Return the lines from the line containing "Write a Python script that recreates this chart with Plotly." through the line containing "import plotly.graph_objects as go" exactly. No other line should appear in the answer.
====================
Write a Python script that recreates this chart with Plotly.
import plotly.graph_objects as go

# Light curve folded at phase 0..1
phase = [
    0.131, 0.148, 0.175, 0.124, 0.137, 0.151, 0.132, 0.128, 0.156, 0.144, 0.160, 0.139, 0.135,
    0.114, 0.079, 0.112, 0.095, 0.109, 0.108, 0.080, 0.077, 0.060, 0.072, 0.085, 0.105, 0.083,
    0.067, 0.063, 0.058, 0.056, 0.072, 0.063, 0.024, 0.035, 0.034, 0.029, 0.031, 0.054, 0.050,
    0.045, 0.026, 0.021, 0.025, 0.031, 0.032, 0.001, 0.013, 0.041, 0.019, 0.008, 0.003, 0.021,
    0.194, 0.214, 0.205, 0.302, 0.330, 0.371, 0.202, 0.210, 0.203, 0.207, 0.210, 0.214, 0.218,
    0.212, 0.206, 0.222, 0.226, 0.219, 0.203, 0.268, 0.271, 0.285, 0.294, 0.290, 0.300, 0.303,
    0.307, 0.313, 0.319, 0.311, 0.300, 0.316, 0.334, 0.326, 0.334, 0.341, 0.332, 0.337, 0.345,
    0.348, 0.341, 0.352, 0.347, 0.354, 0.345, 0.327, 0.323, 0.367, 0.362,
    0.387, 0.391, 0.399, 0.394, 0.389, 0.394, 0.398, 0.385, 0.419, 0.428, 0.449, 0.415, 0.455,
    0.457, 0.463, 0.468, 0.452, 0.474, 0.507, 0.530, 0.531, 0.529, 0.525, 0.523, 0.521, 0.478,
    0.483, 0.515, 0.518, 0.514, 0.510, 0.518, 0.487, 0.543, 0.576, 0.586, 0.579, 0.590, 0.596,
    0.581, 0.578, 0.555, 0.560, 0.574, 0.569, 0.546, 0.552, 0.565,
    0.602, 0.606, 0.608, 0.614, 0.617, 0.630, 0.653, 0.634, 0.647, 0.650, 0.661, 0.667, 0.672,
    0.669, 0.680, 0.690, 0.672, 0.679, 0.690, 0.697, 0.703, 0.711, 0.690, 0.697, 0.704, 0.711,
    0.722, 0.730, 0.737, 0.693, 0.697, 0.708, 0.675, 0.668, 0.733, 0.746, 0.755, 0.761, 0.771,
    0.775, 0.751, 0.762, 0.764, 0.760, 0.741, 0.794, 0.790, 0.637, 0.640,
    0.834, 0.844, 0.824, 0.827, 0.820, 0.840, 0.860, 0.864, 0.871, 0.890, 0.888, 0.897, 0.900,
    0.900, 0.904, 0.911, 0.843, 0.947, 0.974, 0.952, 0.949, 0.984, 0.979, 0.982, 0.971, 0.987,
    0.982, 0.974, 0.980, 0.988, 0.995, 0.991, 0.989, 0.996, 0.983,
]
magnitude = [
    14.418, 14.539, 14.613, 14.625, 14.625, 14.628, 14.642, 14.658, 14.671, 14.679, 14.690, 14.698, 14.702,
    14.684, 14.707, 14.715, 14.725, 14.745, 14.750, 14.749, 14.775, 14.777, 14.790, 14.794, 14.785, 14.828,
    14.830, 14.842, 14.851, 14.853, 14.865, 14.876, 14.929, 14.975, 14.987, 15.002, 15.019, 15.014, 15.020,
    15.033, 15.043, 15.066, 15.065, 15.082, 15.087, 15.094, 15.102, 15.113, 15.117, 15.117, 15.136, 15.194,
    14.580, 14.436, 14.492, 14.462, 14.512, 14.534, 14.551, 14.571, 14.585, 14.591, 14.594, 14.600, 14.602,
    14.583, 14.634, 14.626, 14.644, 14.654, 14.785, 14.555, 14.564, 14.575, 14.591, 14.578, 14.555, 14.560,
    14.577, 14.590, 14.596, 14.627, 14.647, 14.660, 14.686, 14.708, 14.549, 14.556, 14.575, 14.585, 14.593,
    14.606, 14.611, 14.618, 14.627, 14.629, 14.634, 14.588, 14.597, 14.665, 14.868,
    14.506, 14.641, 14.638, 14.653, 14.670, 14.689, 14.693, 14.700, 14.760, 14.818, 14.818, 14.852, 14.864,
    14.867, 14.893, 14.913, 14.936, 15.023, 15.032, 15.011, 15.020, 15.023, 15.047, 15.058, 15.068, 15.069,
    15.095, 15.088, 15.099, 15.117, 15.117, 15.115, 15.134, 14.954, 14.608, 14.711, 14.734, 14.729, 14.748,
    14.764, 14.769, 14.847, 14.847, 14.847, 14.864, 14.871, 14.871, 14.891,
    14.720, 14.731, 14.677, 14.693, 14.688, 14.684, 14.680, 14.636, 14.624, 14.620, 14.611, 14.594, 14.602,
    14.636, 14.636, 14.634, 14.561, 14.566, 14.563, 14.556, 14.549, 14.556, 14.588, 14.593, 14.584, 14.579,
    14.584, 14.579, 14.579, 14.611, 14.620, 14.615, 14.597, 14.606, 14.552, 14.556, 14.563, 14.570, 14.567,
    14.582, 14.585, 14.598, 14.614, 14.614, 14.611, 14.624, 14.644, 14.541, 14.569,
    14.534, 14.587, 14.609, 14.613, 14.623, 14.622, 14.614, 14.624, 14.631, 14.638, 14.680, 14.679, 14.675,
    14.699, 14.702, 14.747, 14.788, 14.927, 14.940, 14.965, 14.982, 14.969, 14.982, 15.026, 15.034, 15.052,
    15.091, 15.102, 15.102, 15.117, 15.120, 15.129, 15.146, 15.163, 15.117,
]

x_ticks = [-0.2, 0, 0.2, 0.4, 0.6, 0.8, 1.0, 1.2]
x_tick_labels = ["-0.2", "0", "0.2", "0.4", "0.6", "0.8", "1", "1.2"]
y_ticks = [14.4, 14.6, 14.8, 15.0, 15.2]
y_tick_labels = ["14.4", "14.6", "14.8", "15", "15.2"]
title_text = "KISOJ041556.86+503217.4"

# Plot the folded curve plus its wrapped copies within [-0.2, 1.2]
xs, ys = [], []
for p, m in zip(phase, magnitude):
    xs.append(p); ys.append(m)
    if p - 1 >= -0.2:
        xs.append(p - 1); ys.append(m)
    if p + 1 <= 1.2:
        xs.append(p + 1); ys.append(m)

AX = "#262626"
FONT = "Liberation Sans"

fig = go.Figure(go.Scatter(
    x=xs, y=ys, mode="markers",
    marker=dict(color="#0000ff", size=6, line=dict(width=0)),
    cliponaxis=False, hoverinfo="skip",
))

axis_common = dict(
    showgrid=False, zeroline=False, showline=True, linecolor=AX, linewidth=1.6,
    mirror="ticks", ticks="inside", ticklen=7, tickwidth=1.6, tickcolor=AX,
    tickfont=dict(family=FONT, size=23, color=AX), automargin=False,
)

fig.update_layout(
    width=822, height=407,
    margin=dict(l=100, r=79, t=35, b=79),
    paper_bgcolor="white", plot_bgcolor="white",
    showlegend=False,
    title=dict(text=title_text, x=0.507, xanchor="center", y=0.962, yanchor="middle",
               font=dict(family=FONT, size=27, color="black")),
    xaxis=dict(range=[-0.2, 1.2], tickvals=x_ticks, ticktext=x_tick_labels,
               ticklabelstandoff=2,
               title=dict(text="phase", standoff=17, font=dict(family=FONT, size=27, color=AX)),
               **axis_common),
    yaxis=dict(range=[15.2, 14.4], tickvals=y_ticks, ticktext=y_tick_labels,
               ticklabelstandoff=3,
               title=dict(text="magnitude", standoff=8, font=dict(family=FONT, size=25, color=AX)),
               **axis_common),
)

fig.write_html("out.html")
====================
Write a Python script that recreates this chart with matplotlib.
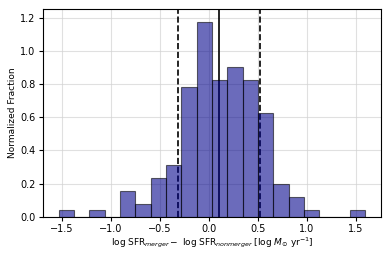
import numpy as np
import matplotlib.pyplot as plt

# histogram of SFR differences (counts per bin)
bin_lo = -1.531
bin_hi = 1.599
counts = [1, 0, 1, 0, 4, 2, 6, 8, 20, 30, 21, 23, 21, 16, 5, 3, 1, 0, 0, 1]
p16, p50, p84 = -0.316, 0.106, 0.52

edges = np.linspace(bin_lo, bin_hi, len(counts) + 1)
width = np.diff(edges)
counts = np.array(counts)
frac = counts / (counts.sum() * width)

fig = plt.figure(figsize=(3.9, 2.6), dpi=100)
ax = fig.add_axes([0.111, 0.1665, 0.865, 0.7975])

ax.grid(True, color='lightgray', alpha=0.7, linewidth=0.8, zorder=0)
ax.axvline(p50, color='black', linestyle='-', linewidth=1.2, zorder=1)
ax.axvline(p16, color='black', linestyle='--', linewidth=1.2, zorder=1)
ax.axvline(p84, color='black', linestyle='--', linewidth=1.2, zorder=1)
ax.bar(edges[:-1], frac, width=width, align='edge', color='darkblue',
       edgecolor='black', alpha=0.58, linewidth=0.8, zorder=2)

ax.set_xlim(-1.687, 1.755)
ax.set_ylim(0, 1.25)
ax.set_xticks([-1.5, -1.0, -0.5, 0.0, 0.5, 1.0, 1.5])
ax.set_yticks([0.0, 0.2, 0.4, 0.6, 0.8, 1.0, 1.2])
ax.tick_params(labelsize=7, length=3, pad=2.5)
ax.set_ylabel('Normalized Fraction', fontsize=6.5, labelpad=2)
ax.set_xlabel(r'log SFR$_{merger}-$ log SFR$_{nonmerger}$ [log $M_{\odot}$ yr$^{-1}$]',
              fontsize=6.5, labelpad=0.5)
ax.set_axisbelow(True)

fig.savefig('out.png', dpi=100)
====================
● **Correct result**:
Write a Python script that recreates this chart with Plotly.
import plotly.graph_objects as go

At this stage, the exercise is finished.